L’Italia dei furbi e dei fessi di prezzoliniana memoria si materializza di nuovo a Brindisi. Qui, circa 180 persone, in maggioranza vip o mini vip locali, avevano trovato un modo semplice per non pagare le contravvenzioni automobilistiche. Niente ricorsi al prefetto o al giudice di pace, ma un colpo di telefono. Per quattro anni, alcuni consiglieri comunali e regionali, assessori, funzionari dello Stato, giornalisti, imprenditori, preti e militari quando ricevevano una multa chiamavano Teodoro Contardi, l’amministratore unico della società Multiservizi incaricata delle riscossioni. Lui era disponibile con tutti. Risolveva il problema. Non cancellava il verbale o la richiesta di versamento. Ma utilizzava per il saldo una carta di credito intestata alla municipalizzata da lui amministrata. I debiti privati venivano così collettivizzati.
Le cifre dello scandalo, va detto, sono davvero piccole. C’era gente che telefonava per risparmiare venti o trenta euro. Per questo, tra il 2011 e il 2014, la presunta truffa è costata ai contribuenti solo 7.839 euro. Soldi in ogni caso ora rimborsati. I furbi di Brindisi, per evitare il processo, hanno aperto il portafoglio e hanno dribblato ogni altra conseguenza. Detto in altre parole: hanno vinto.

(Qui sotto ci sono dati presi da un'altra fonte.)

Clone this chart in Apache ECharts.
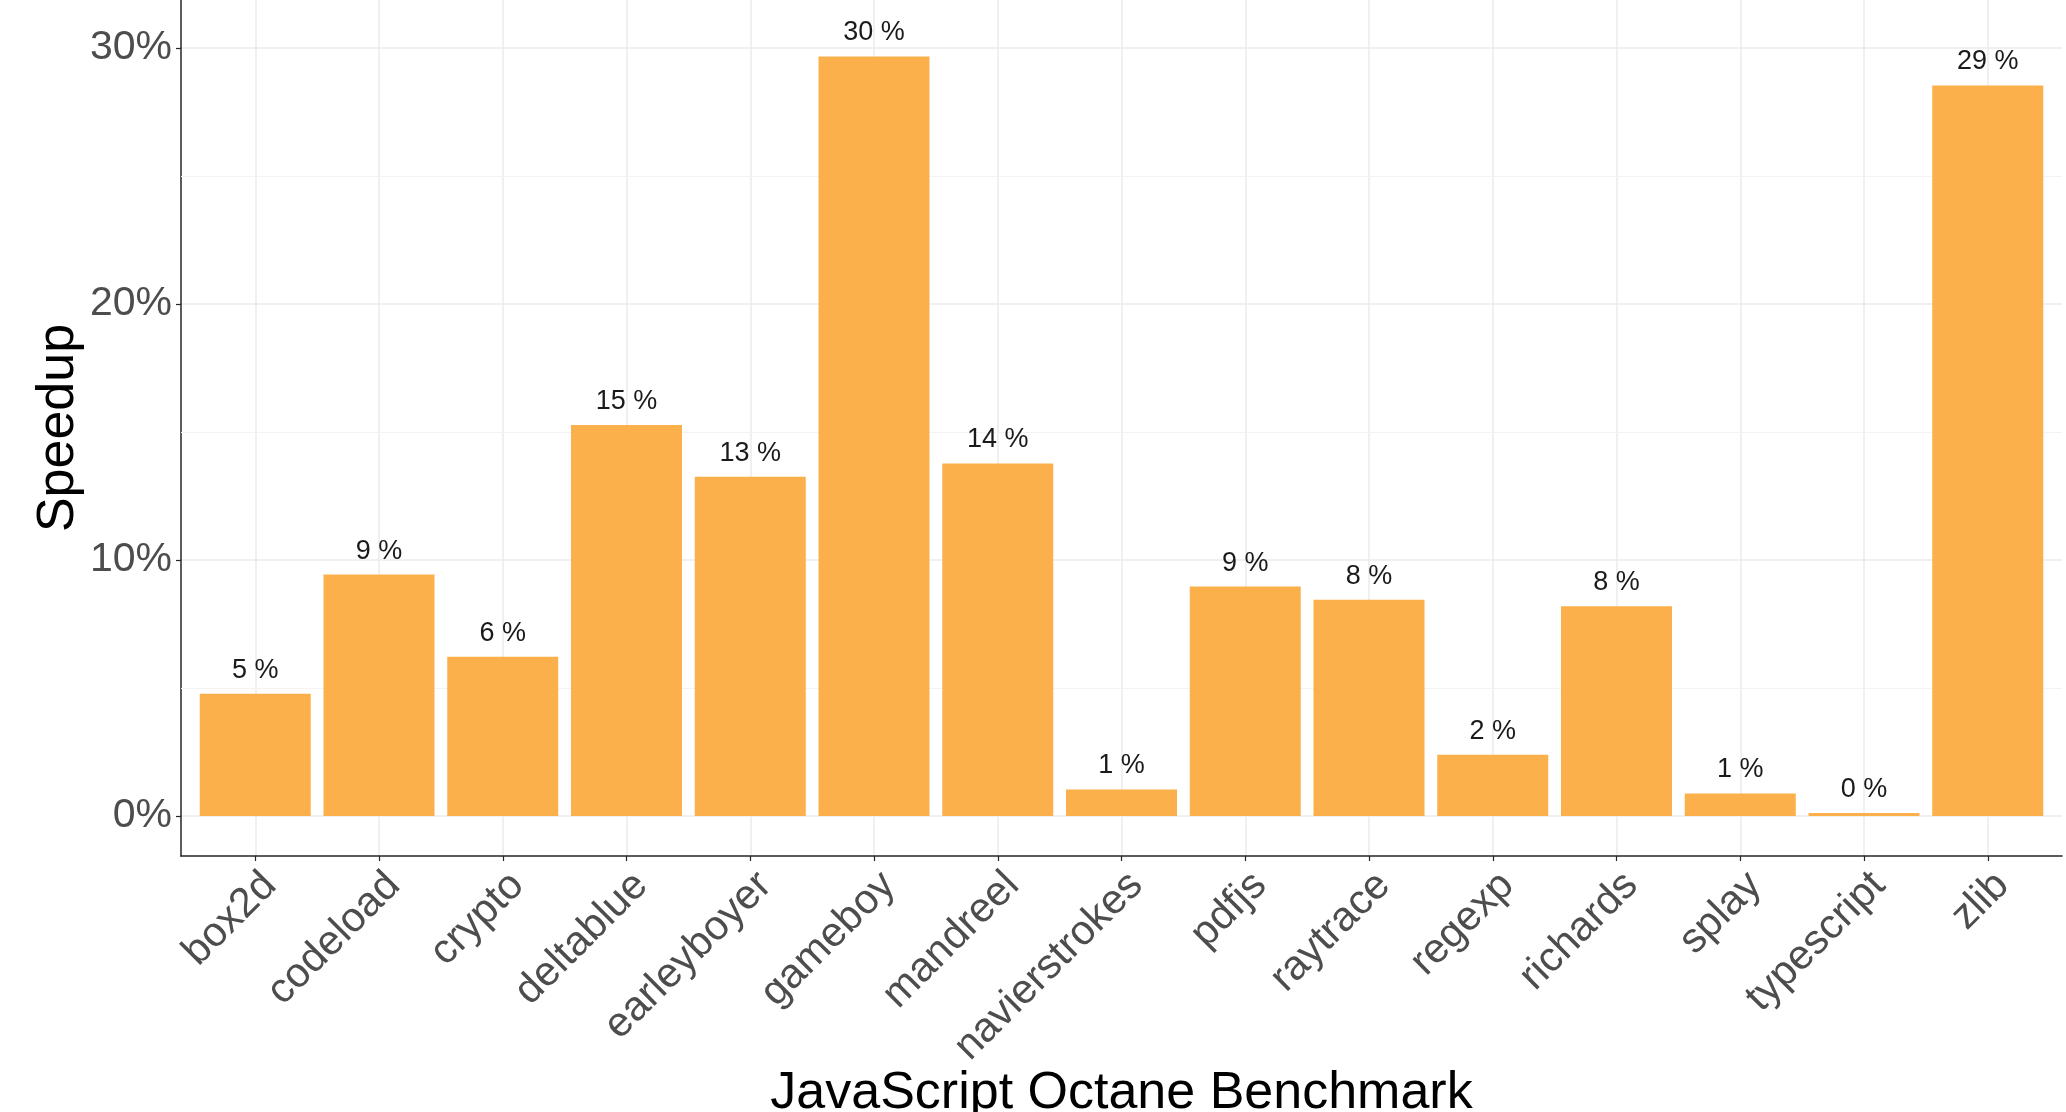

Intendiamoci, è perfettamente logico non perseguire penalmente chi ha tentato di non pagare cifre così esigue. Un processo con 200 imputati, destinato a concludersi con condanne che nessuno sconterà, è solo un costo inutile. È un rito lento e noioso che, togliendo tempo a una giustizia già agonizzante, servirebbe solo a rallentare ulteriormente il sistema. Finendo per trasformarsi in un altro e più grande danno per quei fessi che in Italia, come scriveva Giuseppe Prezzolini, “hanno dei principi, quando i furbi hanno solo dei fini”. Un sogno però lo conserviamo lo stesso. Per una volta (anche una sola) sarebbe bello poter dimostrare che pure nel Belpaese i fessi vincono. D’accordo, lo sappiamo, “il furbo è sempre in un posto che si è meritato non per le sue capacità, ma per la sua abilità nel fingere di averle”. In genere comanda. Ed è pur vero che molti tra i fessi aspirano a essere furbi.
Dare un segnale è però importante. Per esempio: il procuratore di Brindisi, se non lo ha già fatto, potrebbe far trasferire ad altro ufficio la sua segretaria. Ti facevi cancellare le multe? Bene, da oggi non lavori più con me. L’ordine dei giornalisti e gli altri ordini professionali a cui sono iscritti molti furbetti della contravvenzione potrebbero invece inviare dei richiami. I partiti in cui militavano i politici coinvolti, in prevalenza Forza Italia e Pd, dovrebbero infine far intervenire i probiviri. Soprattutto a garanzia degli altri militanti che, in assenza di sanzioni (anche lievi), potrebbero essere a torto considerati da ogni elettore fesso identici ai loro colleghi furbi.
Tentare di preservare l’immagine delle organizzazioni in cui milita il furbo (in Curia, per esempio, i preti coinvolti erano due) è un dovere. Per questo, o almeno lo immaginiamo, il capogruppo dei 5Stelle in Veneto, Simone Scarabel, si è dimesso dal suo incarico. Aveva contestato una multa scrivendo ai vigili urbani su carta intestata del Consiglio regionale. Poi, una volta scoperto, aveva sostenuto di essersi mosso a garanzia di tutti i cittadini: l’autovelox, diceva, era tarato male. Tra gli elettori gli hanno creduto in pochi. Mica fessi. Ma nemmeno furbi. Per fortuna.